Accepted - Review
Review by Tim Carson
BARTLEBY Gaines has always fought the system but now the system has fought back and he fails to get accepted into college.
To hide the fact from his parents he and his friends create a fake college acceptance letter but when his parents want to drop him off there he has to up the ante and create a college that is soon attracts thousands more students who’ve been rejected.
Directed by Steve Pink, the man who wrote Grosse Pointe Blank and High Fidelity, and starring Justin Long from Dodgeball, Accepted is an acceptable comedy but not much more. It clearly borrows from campus cult classic Animal House but isn’t quite as good or as rebellious.

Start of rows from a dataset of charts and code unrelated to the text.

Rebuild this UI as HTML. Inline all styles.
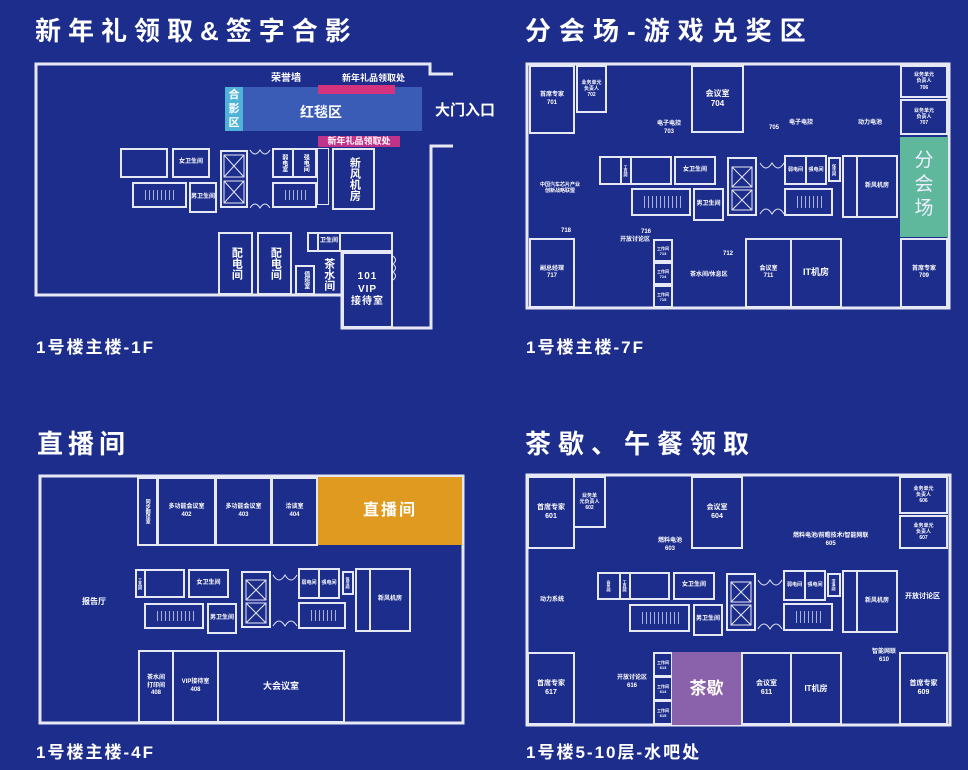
<!DOCTYPE html>
<html><head><meta charset="utf-8">
<style>
*{margin:0;padding:0;box-sizing:border-box}
body{width:968px;height:770px;background:#1d2d8c;position:relative;overflow:hidden;font-family:"Liberation Sans","Noto Sans CJK SC",sans-serif;color:#fff}
.b{position:absolute;border:2px solid #e6e8f5;display:flex;align-items:center;justify-content:center;text-align:center;font-size:6px;line-height:1.25;font-weight:bold;color:#fff}
.t{position:absolute;font-size:6px;font-weight:bold;color:#fff;text-align:center;line-height:1.25;white-space:nowrap}
.h{position:absolute;font-size:26px;font-weight:bold;letter-spacing:7px;white-space:nowrap;line-height:1}
.f{position:absolute;font-size:17px;font-weight:bold;letter-spacing:2px;white-space:nowrap;line-height:1}
.st{background:repeating-linear-gradient(90deg,transparent 0 3px,rgba(230,232,245,.7) 3px 4px);background-clip:content-box;padding:6px 8px}
.v{writing-mode:vertical-rl;text-orientation:upright;letter-spacing:0}
svg{position:absolute;left:0;top:0}
</style></head><body>

<div class="h" style="left:35px;top:18px">新年礼领取&amp;签字合影</div>
<div class="h" style="left:525px;top:18px;letter-spacing:8px">分会场-游戏兑奖区</div>
<div class="h" style="left:37px;top:431px;letter-spacing:5px">直播间</div>
<div class="h" style="left:525px;top:431px">茶歇、午餐领取</div>
<div class="f" style="left:36px;top:339px">1号楼主楼-1F</div>
<div class="f" style="left:526px;top:339px">1号楼主楼-7F</div>
<div class="f" style="left:36px;top:744px">1号楼主楼-4F</div>
<div class="f" style="left:526px;top:744px">1号楼5-10层-水吧处</div>

<svg width="968" height="770" viewBox="0 0 968 770" fill="none" stroke="#e6e8f5">
<polyline points="453,74 430,74 430,64 36,64 36,295 342,295" stroke-width="3"/>
<polyline points="453,146 431,146 431,328 342,328 342,252" stroke-width="3"/>
<rect x="527" y="64" width="422" height="244" stroke-width="3"/>
<rect x="40" y="476" width="423" height="247" stroke-width="3"/>
<rect x="527" y="475" width="423" height="250" stroke-width="3"/>
<g stroke-width="1">
<path d="M250,150 q5,8 10,0 q5,8 10,0 M250,208 q5,-8 10,0 q5,-8 10,0"/>
<path d="M760,163 q6,10 12,0 q6,10 12,0 M760,214 q6,-10 12,0 q6,-10 12,0"/>
<path d="M273,575 q6,10 12,0 q6,10 12,0 M273,626 q6,-10 12,0 q6,-10 12,0"/>
<path d="M758,580 q6,10 12,0 q6,10 12,0 M758,629 q6,-10 12,0 q6,-10 12,0"/>
<path d="M393,256 q5,4 0,8 q5,4 0,8 q5,4 0,8"/>
</g>
<g stroke-width="1">
<rect x="224" y="155" width="20" height="22"/><path d="M224,155 l20,22 M244,155 l-20,22"/>
<rect x="224" y="181" width="20" height="22"/><path d="M224,181 l20,22 M244,181 l-20,22"/>
<rect x="732" y="167" width="20" height="20"/><path d="M732,167 l20,20 M752,167 l-20,20"/>
<rect x="732" y="190" width="20" height="20"/><path d="M732,190 l20,20 M752,190 l-20,20"/>
<rect x="246" y="580" width="20" height="20"/><path d="M246,580 l20,20 M266,580 l-20,20"/>
<rect x="246" y="603" width="20" height="20"/><path d="M246,603 l20,20 M266,603 l-20,20"/>
<rect x="731" y="582" width="20" height="20"/><path d="M731,582 l20,20 M751,582 l-20,20"/>
<rect x="731" y="605" width="20" height="20"/><path d="M731,605 l20,20 M751,605 l-20,20"/>
</g>
</svg>

<!-- Panel 1 -->
<div style="position:absolute;left:225px;top:87px;width:197px;height:44px;background:#3a5cb6"></div>
<div style="position:absolute;left:225px;top:87px;width:18px;height:44px;background:#4fb3d9;font-size:11px;font-weight:bold;line-height:14px;text-align:center;padding-top:1px">合<br>影<br>区</div>
<div style="position:absolute;left:318px;top:85px;width:77px;height:9px;background:#d4337e"></div>
<div class="t" style="left:300px;top:104px;font-size:14px">红毯区</div>
<div class="t" style="left:271px;top:73px;font-size:10px">荣誉墙</div>
<div class="t" style="left:342px;top:73px;font-size:9px">新年礼品领取处</div>
<div style="position:absolute;left:318px;top:136px;width:82px;height:11px;background:#c0338a;font-size:9px;font-weight:bold;line-height:11px;text-align:center">新年礼品领取处</div>
<div class="t" style="left:435px;top:102px;font-size:15px">大门入口</div>
<div class="b" style="left:120px;top:148px;width:48px;height:30px"></div>
<div class="b" style="left:172px;top:148px;width:38px;height:30px">女卫生间</div>
<div class="b st" style="left:132px;top:182px;width:55px;height:26px"></div>
<div class="b" style="left:189px;top:182px;width:28px;height:31px">男卫生间</div>
<div class="b" style="left:220px;top:150px;width:28px;height:58px"></div>
<div class="b v" style="left:272px;top:148px;width:22px;height:30px">弱电室</div>
<div class="b v" style="left:292px;top:148px;width:25px;height:30px">强电间</div>
<div class="b st" style="left:272px;top:182px;width:45px;height:26px"></div>
<div class="b" style="left:317px;top:148px;width:12px;height:57px;border-width:1px"></div>
<div class="b v" style="left:332px;top:148px;width:43px;height:62px;font-size:11px">新风机房</div>
<div class="b v" style="left:218px;top:232px;width:35px;height:63px;font-size:11px">配电间</div>
<div class="b v" style="left:257px;top:232px;width:35px;height:63px;font-size:11px">配电间</div>
<div class="b v" style="left:295px;top:265px;width:20px;height:30px">值班室</div>
<div class="b" style="left:307px;top:232px;width:12px;height:20px"></div>
<div class="b" style="left:317px;top:232px;width:24px;height:20px">卫生间</div>
<div class="b" style="left:339px;top:232px;width:54px;height:20px"></div>
<div class="t v" style="left:321px;top:258px;font-size:11px">茶水间</div>
<div class="b" style="left:342px;top:252px;width:51px;height:76px;font-size:10px;letter-spacing:1px">101<br>VIP<br>接待室</div>

<!-- Panel 2 -->
<div class="b" style="left:529px;top:65px;width:46px;height:69px">首席专家<br>701</div>
<div class="b" style="left:576px;top:65px;width:31px;height:48px;font-size:5px">业务单元<br>负责人<br>702</div>
<div class="b" style="left:691px;top:65px;width:53px;height:68px;font-size:8px">会议室<br>704</div>
<div class="b" style="left:900px;top:65px;width:48px;height:33px;font-size:5px">业务单元<br>负责人<br>706</div>
<div class="b" style="left:900px;top:99px;width:48px;height:36px;font-size:5px">业务单元<br>负责人<br>707</div>
<div style="position:absolute;left:900px;top:137px;width:48px;height:100px;background:#5fb89c;font-size:19px;line-height:24px;text-align:center;padding-top:12px;color:#eef">分<br>会<br>场</div>
<div class="b" style="left:900px;top:238px;width:48px;height:70px">首席专家<br>709</div>
<div class="b" style="left:529px;top:238px;width:46px;height:70px">副总经理<br>717</div>
<div class="b" style="left:653px;top:239px;width:20px;height:23px;font-size:4px">工作间<br>713</div>
<div class="b" style="left:653px;top:262px;width:20px;height:23px;font-size:4px">工作间<br>714</div>
<div class="b" style="left:653px;top:285px;width:20px;height:23px;font-size:4px">工作间<br>715</div>
<div class="b" style="left:745px;top:238px;width:47px;height:70px">会议室<br>711</div>
<div class="b" style="left:790px;top:238px;width:52px;height:70px;font-size:9px">IT机房</div>
<div class="b" style="left:599px;top:156px;width:23px;height:29px"></div>
<div class="b v" style="left:620px;top:156px;width:12px;height:29px;font-size:4px">工具间</div>
<div class="b" style="left:630px;top:156px;width:42px;height:29px"></div>
<div class="b" style="left:674px;top:156px;width:42px;height:29px">女卫生间</div>
<div class="b st" style="left:631px;top:188px;width:60px;height:28px"></div>
<div class="b" style="left:693px;top:188px;width:31px;height:33px">男卫生间</div>
<div class="b" style="left:727px;top:157px;width:30px;height:59px"></div>
<div class="b" style="left:784px;top:155px;width:23px;height:30px;font-size:5px">弱电间</div>
<div class="b" style="left:805px;top:155px;width:22px;height:30px;font-size:5px">强电间</div>
<div class="b v" style="left:828px;top:157px;width:13px;height:25px;font-size:4px">保洁间</div>
<div class="b st" style="left:784px;top:188px;width:49px;height:28px"></div>
<div class="b" style="left:842px;top:155px;width:16px;height:63px"></div>
<div class="b" style="left:856px;top:155px;width:42px;height:63px">新风机房</div>
<div class="t" style="left:657px;top:121px">电子电控<br>703</div>
<div class="t" style="left:769px;top:125px">705</div>
<div class="t" style="left:789px;top:120px">电子电控</div>
<div class="t" style="left:858px;top:120px">动力电池</div>
<div class="t" style="left:540px;top:182px;font-size:5px">中国汽车芯片产业<br>创新战略联盟</div>
<div class="t" style="left:561px;top:228px">718</div>
<div class="t" style="left:641px;top:229px">716</div>
<div class="t" style="left:620px;top:237px">开放讨论区</div>
<div class="t" style="left:723px;top:251px">712</div>
<div class="t" style="left:690px;top:272px">茶水间/休息区</div>

<!-- Panel 3 -->
<div class="b" style="left:137px;top:477px;width:21px;height:69px;font-size:5px"><span class="v">同步翻译室</span></div>
<div class="b" style="left:157px;top:477px;width:59px;height:69px">多功能会议室<br>402</div>
<div class="b" style="left:215px;top:477px;width:57px;height:69px">多功能会议室<br>403</div>
<div class="b" style="left:271px;top:477px;width:47px;height:69px">洽谈室<br>404</div>
<div style="position:absolute;left:318px;top:477px;width:144px;height:68px;background:#e09a1f;font-size:16px;font-weight:bold;line-height:68px;text-align:center;letter-spacing:2px">直播间</div>
<div class="b v" style="left:135px;top:569px;width:11px;height:29px;font-size:4px">工具间</div>
<div class="b" style="left:144px;top:569px;width:41px;height:29px"></div>
<div class="b" style="left:188px;top:569px;width:41px;height:29px">女卫生间</div>
<div class="b st" style="left:144px;top:603px;width:60px;height:26px"></div>
<div class="b" style="left:207px;top:603px;width:30px;height:31px">男卫生间</div>
<div class="b" style="left:241px;top:571px;width:30px;height:57px"></div>
<div class="b" style="left:298px;top:568px;width:22px;height:31px;font-size:5px">弱电间</div>
<div class="b" style="left:318px;top:568px;width:22px;height:31px;font-size:5px">强电间</div>
<div class="b v" style="left:342px;top:571px;width:12px;height:24px;font-size:4px">保洁间</div>
<div class="b st" style="left:298px;top:602px;width:48px;height:27px"></div>
<div class="b" style="left:355px;top:568px;width:16px;height:64px"></div>
<div class="b" style="left:369px;top:568px;width:42px;height:64px">新风机房</div>
<div class="b" style="left:138px;top:650px;width:36px;height:73px">茶水间<br>打印间<br>408</div>
<div class="b" style="left:172px;top:650px;width:47px;height:73px">VIP接待室<br>408</div>
<div class="b" style="left:217px;top:650px;width:128px;height:73px;font-size:9px">大会议室</div>
<div class="t" style="left:82px;top:597px;font-size:8px">报告厅</div>

<!-- Panel 4 -->
<div class="b" style="left:527px;top:476px;width:48px;height:73px;font-size:7px">首席专家<br>601</div>
<div class="b" style="left:573px;top:476px;width:33px;height:52px;font-size:5px">业务单<br>元负责人<br>602</div>
<div class="b" style="left:691px;top:476px;width:52px;height:73px;font-size:7px">会议室<br>604</div>
<div class="b" style="left:899px;top:476px;width:49px;height:38px;font-size:5px">业务单元<br>负责人<br>606</div>
<div class="b" style="left:899px;top:515px;width:49px;height:34px;font-size:5px">业务单元<br>负责人<br>607</div>
<div class="b" style="left:527px;top:652px;width:48px;height:73px;font-size:7px">首席专家<br>617</div>
<div class="b" style="left:653px;top:652px;width:20px;height:25px;font-size:4px">工作间<br>613</div>
<div class="b" style="left:653px;top:676px;width:20px;height:25px;font-size:4px">工作间<br>614</div>
<div class="b" style="left:653px;top:700px;width:20px;height:25px;font-size:4px">工作间<br>615</div>
<div style="position:absolute;left:672px;top:652px;width:69px;height:73px;background:#8a62ab;font-size:17px;font-weight:bold;line-height:73px;text-align:center">茶歇</div>
<div class="b" style="left:741px;top:652px;width:51px;height:73px;font-size:7px">会议室<br>611</div>
<div class="b" style="left:790px;top:652px;width:52px;height:73px;font-size:8px">IT机房</div>
<div class="b" style="left:899px;top:652px;width:49px;height:73px;font-size:7px">首席专家<br>609</div>
<div class="b v" style="left:597px;top:572px;width:24px;height:28px;font-size:4px">会务间</div>
<div class="b v" style="left:619px;top:572px;width:12px;height:28px;font-size:4px">工具间</div>
<div class="b" style="left:629px;top:572px;width:41px;height:28px"></div>
<div class="b" style="left:673px;top:572px;width:42px;height:28px">女卫生间</div>
<div class="b st" style="left:629px;top:604px;width:61px;height:28px"></div>
<div class="b" style="left:693px;top:604px;width:30px;height:32px">男卫生间</div>
<div class="b" style="left:726px;top:573px;width:30px;height:58px"></div>
<div class="b" style="left:783px;top:570px;width:23px;height:31px;font-size:5px">弱电间</div>
<div class="b" style="left:804px;top:570px;width:22px;height:31px;font-size:5px">强电间</div>
<div class="b v" style="left:827px;top:573px;width:14px;height:24px;font-size:4px">洁净间</div>
<div class="b st" style="left:783px;top:603px;width:50px;height:28px"></div>
<div class="b" style="left:842px;top:570px;width:16px;height:63px"></div>
<div class="b" style="left:856px;top:570px;width:42px;height:63px">新风机房</div>
<div class="t" style="left:658px;top:538px">燃料电池<br>603</div>
<div class="t" style="left:793px;top:533px">燃料电池/前瞻技术/智能网联<br>605</div>
<div class="t" style="left:540px;top:597px">动力系统</div>
<div class="t" style="left:905px;top:593px;font-size:7px">开放讨论区</div>
<div class="t" style="left:872px;top:649px">智能网联<br>610</div>
<div class="t" style="left:617px;top:675px">开放讨论区<br>616</div>
</body></html>
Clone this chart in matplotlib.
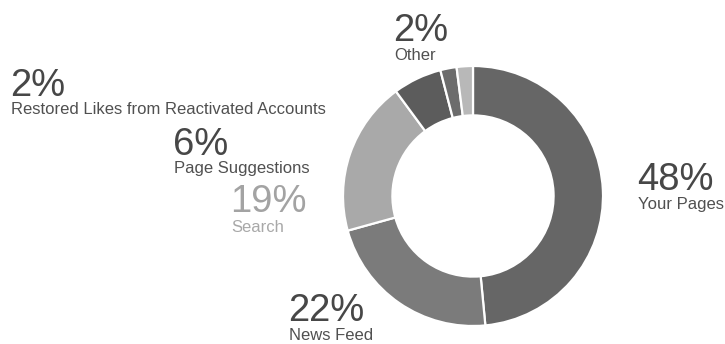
import matplotlib
matplotlib.use("Agg")
import matplotlib.pyplot as plt

# Page like sources (percent of total)
categories = ["Your Pages", "News Feed", "Search", "Page Suggestions",
              "Restored Likes from Reactivated Accounts", "Other"]
shares = [48, 22, 19, 6, 2, 2]
pct_labels = ["48%", "22%", "19%", "6%", "2%", "2%"]
colors = ["#666666", "#7b7b7b", "#a9a9a9", "#5c5c5c", "#6c6c6c", "#b8b8b8"]

W, H = 725, 344
fig = plt.figure(figsize=(W / 100, H / 100), dpi=100)
plt.rcParams["font.family"] = ["Liberation Sans", "DejaVu Sans"]

# donut axes: centre (473, 196) from top-left, outer radius 130 px
cx, cy, r = 473, 196, 130
ax = fig.add_axes([(cx - r) / W, (H - cy - r) / H, 2 * r / W, 2 * r / H])
ax.pie(shares, colors=colors, startangle=90, counterclock=False, radius=1.0,
       wedgeprops=dict(width=0.38, edgecolor="white", linewidth=1.6))
ax.set_xlim(-1, 1)
ax.set_ylim(-1, 1)
ax.set_aspect("equal")
ax.axis("off")

# label anchor (left x, percent baseline, caption baseline) in pixels from top
label_pos = {
    "Your Pages": (637, 190, 209),
    "News Feed": (288, 321, 340),
    "Search": (230, 212, 232),
    "Page Suggestions": (173, 155, 173),
    "Restored Likes from Reactivated Accounts": (10, 96, 114),
    "Other": (393, 41, 60),
}

for name, pct in zip(categories, pct_labels):
    x, yb, yc = label_pos[name]
    light = name == "Search"
    pc = "#a3a3a3" if light else "#474747"
    cc = "#a8a8a8" if light else "#505050"
    fig.text(x / W, 1 - yb / H, pct, fontsize=27.5, color=pc,
             ha="left", va="baseline")
    fig.text((x + 1) / W, 1 - yc / H, name, fontsize=12.0, color=cc,
             ha="left", va="baseline")

fig.savefig("out.png", dpi=100, facecolor="white")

The plot is fairly predictable and some of the jokes a little obvious – the fake college is called the South Harmon Institute of Technology, for example (think about it) – but if you can accept the limitations and sit back and go with the flow there is plenty to enjoy.
At times the script is very sharp and some of Bartleby’s one-liners, especially, are very cutting. Justin Long is a comedy star in the making who has great comic timing and is very easy to like. His verbal sparring with his pals Sherman (Jonah Hill), Rory (Maria Thayer) and Hands (Columbus Short) is always entertaining.
Lewis Black as Uncle Ben is great too – especially when lecturing the students on the evils of tax and government and while talking to Bartleby’s parents about education (“all were doing is breeding a whole new generation of buyers and sellers…and indoctrinating them into a life long hell of debt and indecision”).
The film also has heart and you grow to care about Bartleby and the other rejects that find a home at South Harmon. And the social message – about the how education system in America is stifling creativity and therefore learning – isn’t hammered home so heavily that it gets in the way of the laughs.
Accepted may not pass the critical examination with flying colours, but it’s a solid performer that could have got a better grade with just a little more hard work. School kids everywhere will probably love it.